# STATED GOAL
Show every line containing "chart" by copying it.

# DATA SEGMENT
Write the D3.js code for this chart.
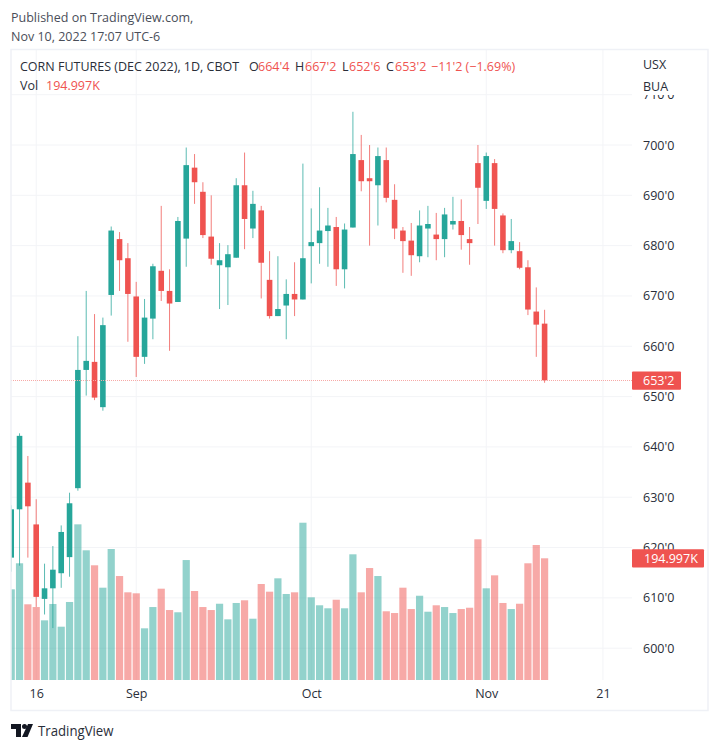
<!DOCTYPE html>
<html>
<head>
<meta charset="utf-8">
<script src="https://cdn.jsdelivr.net/npm/d3@7"></script>
<style>
	html, body { margin: 0; padding: 0; background: #fff; }
	svg { display: block; font-family: "Open Sans", sans-serif; }
	.axis path, .axis line { display: none; }
	.axis text { fill: #2a2e39; font-family: "Open Sans", sans-serif; font-size: 12.5px; }
</style>
</head>
<body>
<div id="chart"></div>
<script>
/* CORN daily candles, one entry per trading day from Aug 11 to Nov 10 2022 */
var opens = [618.0,627.6,632.9,624.6,609.8,611.9,614.9,618.1,631.8,655.3,656.9,647.9,670.2,681.3,677.5,669.9,657.9,665.5,675.0,671.0,668.8,681.4,695.5,690.7,681.8,676.1,675.7,677.6,692.0,683.4,687.0,673.2,666.0,668.1,670.4,669.3,679.9,680.5,682.9,683.7,675.3,683.6,697.0,693.4,692.0,697.0,689.1,683.0,681.0,677.9,683.4,682.2,681.3,684.2,684.9,681.3,696.4,688.9,696.4,686.0,679.1,678.9,675.7,666.9,664.5];
var highs = [628.4,642.7,638.2,629.6,616.8,620.3,624.4,630.9,662.0,671.0,666.4,665.7,683.8,682.7,680.5,672.8,669.4,676.4,687.9,675.3,685.7,699.5,698.2,692.6,690.0,680.5,680.1,693.4,698.5,690.9,687.9,678.9,677.9,673.3,676.7,696.3,687.4,691.6,687.5,685.7,684.4,706.6,702.0,700.0,699.5,699.5,692.2,683.7,684.5,687.0,687.9,686.5,687.5,689.7,689.2,683.7,700.0,698.5,697.2,686.4,685.3,680.7,677.1,671.7,667.25];
var lows = [615.2,616.4,618.0,608.2,606.7,604.0,612.0,614.2,631.3,650.2,649.3,647.2,666.1,671.0,660.9,653.9,656.5,661.4,669.0,659.1,668.8,675.8,688.3,681.5,676.2,667.4,668.2,677.6,679.3,681.5,669.5,665.5,666.0,661.4,666.0,669.3,672.5,676.4,675.8,672.0,671.5,683.6,690.8,680.0,684.0,688.6,681.3,674.6,674.0,676.7,677.7,677.1,677.7,683.2,679.2,676.2,684.3,687.3,680.0,678.5,678.5,675.3,666.2,657.9,652.75];
var closes = [627.6,642.2,628.2,610.2,611.9,615.6,623.1,628.8,655.3,657.1,649.8,664.2,683.0,677.1,670.4,657.9,665.7,675.9,671.0,668.5,684.9,696.0,692.6,682.1,677.4,677.1,678.3,692.0,685.3,688.3,676.6,666.0,667.4,670.4,669.3,677.5,680.7,683.0,684.0,675.3,683.2,698.2,692.8,692.8,697.8,689.5,683.4,680.9,678.1,684.0,684.3,681.3,686.2,684.9,682.1,680.5,691.5,697.8,687.3,679.1,680.9,675.6,667.3,664.3,653.25];
var volumes = [145.3,187.0,121.3,116.9,95.6,121.8,85.4,125.0,249.4,207.8,183.8,147.9,209.9,166.6,140.5,138.9,82.8,116.9,146.3,112.1,108.5,192.2,142.6,116.9,112.1,122.2,97.2,123.4,127.7,98.2,153.8,141.5,162.9,137.8,140.5,252.0,132.5,119.7,114.9,128.6,114.9,201.4,140.5,179.4,166.6,110.1,107.3,147.9,113.7,135.0,109.4,119.7,116.9,107.3,113.7,115.8,225.4,146.9,167.7,123.4,113.7,122.2,187.0,216.3,195.0];

var priceTicks = [600,610,620,630,640,650,660,670,680,690,700,710];
var dateTickIndex = [3,15,36,57,71];
var dateTickLabels = ["16","Sep","Oct","Nov","21"];
var lastPrice = 653.25;
var lastVolume = 194.997;

var upColor = "#26a69a", downColor = "#ef5350", gridColor = "#f3f4f7", textColor = "#2a2e39";

var width = 720, height = 749;
var left = 11, right = 632, plotBottom = 680;

var svg = d3.select("#chart").append("svg").attr("width", width).attr("height", height);

var x = d3.scaleLinear().domain([0, 64]).range([11.2, 544.6]);
var y = d3.scaleLinear().domain([600, 700]).range([648.2, 145]);
var yVol = d3.scaleLinear().domain([0, 194.997]).range([plotBottom, 558.3]);

var color = function(i){ return closes[i] >= opens[i] ? upColor : downColor; };
var days = d3.range(opens.length);

/* grid */
svg.append("g").selectAll("line").data(priceTicks).enter().append("line")
	.attr("x1", left).attr("x2", right)
	.attr("y1", function(d){ return y(d); }).attr("y2", function(d){ return y(d); })
	.attr("stroke", gridColor).attr("stroke-width", 1);
svg.append("g").selectAll("line").data(dateTickIndex).enter().append("line")
	.attr("x1", function(d){ return x(d); }).attr("x2", function(d){ return x(d); })
	.attr("y1", 50).attr("y2", plotBottom)
	.attr("stroke", gridColor).attr("stroke-width", 1);

var plot = svg.append("g");
plot.append("clipPath").attr("id", "plot-clip").append("rect")
	.attr("x", left).attr("y", 50).attr("width", right - left).attr("height", plotBottom - 50);
plot.attr("clip-path", "url(#plot-clip)");

/* volume sits behind the candles */
plot.append("g").selectAll("rect").data(days).enter().append("rect")
	.attr("x", function(i){ return x(i) - 3.6; })
	.attr("width", 7.2)
	.attr("y", function(i){ return yVol(volumes[i]); })
	.attr("height", function(i){ return plotBottom - yVol(volumes[i]); })
	.attr("fill", color).attr("opacity", 0.5);

plot.append("g").selectAll("line").data(days).enter().append("line")
	.attr("x1", function(i){ return x(i); }).attr("x2", function(i){ return x(i); })
	.attr("y1", function(i){ return y(highs[i]); })
	.attr("y2", function(i){ return y(lows[i]); })
	.attr("stroke", color).attr("stroke-width", 1).attr("opacity", 0.75);

plot.append("g").selectAll("rect").data(days).enter().append("rect")
	.attr("x", function(i){ return x(i) - 2.8; })
	.attr("width", 5.6)
	.attr("y", function(i){ return y(Math.max(opens[i], closes[i])); })
	.attr("height", function(i){ return Math.max(1, Math.abs(y(opens[i]) - y(closes[i]))); })
	.attr("fill", color);

/* last price line */
svg.append("line")
	.attr("x1", left).attr("x2", right)
	.attr("y1", Math.round(y(lastPrice)) + 0.5).attr("y2", Math.round(y(lastPrice)) + 0.5)
	.attr("stroke", "#f7a9a7").attr("stroke-width", 1).attr("stroke-dasharray", "1 1");

/* axes */
var priceAxis = d3.axisRight(y).tickValues(priceTicks).tickSize(0).tickPadding(0)
	.tickFormat(function(d){ return d + "'0"; });
svg.append("g").attr("class", "axis").attr("transform", "translate(643,0)").call(priceAxis);

var dateAxis = d3.axisBottom(x).tickValues(dateTickIndex).tickSize(0).tickPadding(0)
	.tickFormat(function(d, i){ return dateTickLabels[i]; });
svg.append("g").attr("class", "axis").attr("transform", "translate(0,689)").call(dateAxis);

/* legend background hides the top of the 710 tick, like the original */
svg.append("rect").attr("x", 640).attr("y", 52).attr("width", 60).attr("height", 43).attr("fill", "#fff");
svg.append("text").attr("x", 643).attr("y", 69).attr("font-size", 12.5).attr("fill", textColor).text("USX");
svg.append("text").attr("x", 643).attr("y", 90.5).attr("font-size", 12.5).attr("fill", textColor).text("BUA");

/* price labels */
svg.append("rect").attr("x", 632).attr("y", y(lastPrice) - 8.7).attr("width", 49).attr("height", 18.3).attr("rx", 1).attr("fill", downColor);
svg.append("text").attr("x", 643).attr("y", y(lastPrice) + 5).attr("font-size", 12.5).attr("font-weight", 500).attr("fill", "#fff").text("653'2");
svg.append("rect").attr("x", 632).attr("y", yVol(lastVolume) - 9).attr("width", 72).attr("height", 18.3).attr("rx", 1).attr("fill", downColor);
svg.append("text").attr("x", 644).attr("y", yVol(lastVolume) + 4.8).attr("font-size", 12.5).attr("font-weight", 500).attr("fill", "#fff").text(lastVolume + "K");

/* frame */
svg.append("rect").attr("x", 11).attr("y", 49.5).attr("width", 697).attr("height", 661)
	.attr("fill", "none").attr("stroke", "#eff1f6").attr("stroke-width", 1.5);

/* header */
svg.append("text").attr("x", 11).attr("y", 21.5).attr("font-size", 12.5).attr("fill", "#4a4e59").text("Published on TradingView.com,");
svg.append("text").attr("x", 11).attr("y", 40.5).attr("font-size", 12.5).attr("fill", "#4a4e59").text("Nov 10, 2022 17:07 UTC-6");

var titleParts = [
	["CORN FUTURES (DEC 2022), 1D, CBOT", textColor, 20],
	["O", textColor, 249], ["664'4", downColor, 258],
	["H", textColor, 295], ["667'2", downColor, 305],
	["L", textColor, 342], ["652'6", downColor, 349],
	["C", textColor, 386], ["653'2", downColor, 395],
	["\u221211'2 (\u22121.69%)", downColor, 431]
];
svg.append("g").selectAll("text").data(titleParts).enter().append("text")
	.attr("x", function(d){ return d[2]; }).attr("y", 71)
	.attr("font-size", 12.5).attr("fill", function(d){ return d[1]; })
	.text(function(d){ return d[0]; });
svg.append("text").attr("x", 20).attr("y", 90).attr("font-size", 12.5).attr("fill", textColor).text("Vol");
svg.append("text").attr("x", 46).attr("y", 90).attr("font-size", 12.5).attr("fill", downColor).text(lastVolume + "K");

/* TradingView logo */
var logo = svg.append("g").attr("transform", "translate(11,724)").attr("fill", "#131722");
logo.append("path").attr("d", "M0 0H10V13H5V5H0Z");
logo.append("circle").attr("cx", 13.5).attr("cy", 2.5).attr("r", 2.5);
logo.append("path").attr("d", "M17 0H22L16.5 13H11Z");
svg.append("text").attr("x", 38).attr("y", 736).attr("font-size", 14.5)
	.attr("textLength", 75.5).attr("lengthAdjust", "spacingAndGlyphs")
	.attr("fill", "#2a2e39").text("TradingView");
</script>
</body>
</html>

# RESULT FOR THIS EXERCISE
Write the D3.js code for this chart.
<div id="chart"></div>
var svg = d3.select("#chart").append("svg").attr("width", width).attr("height", height);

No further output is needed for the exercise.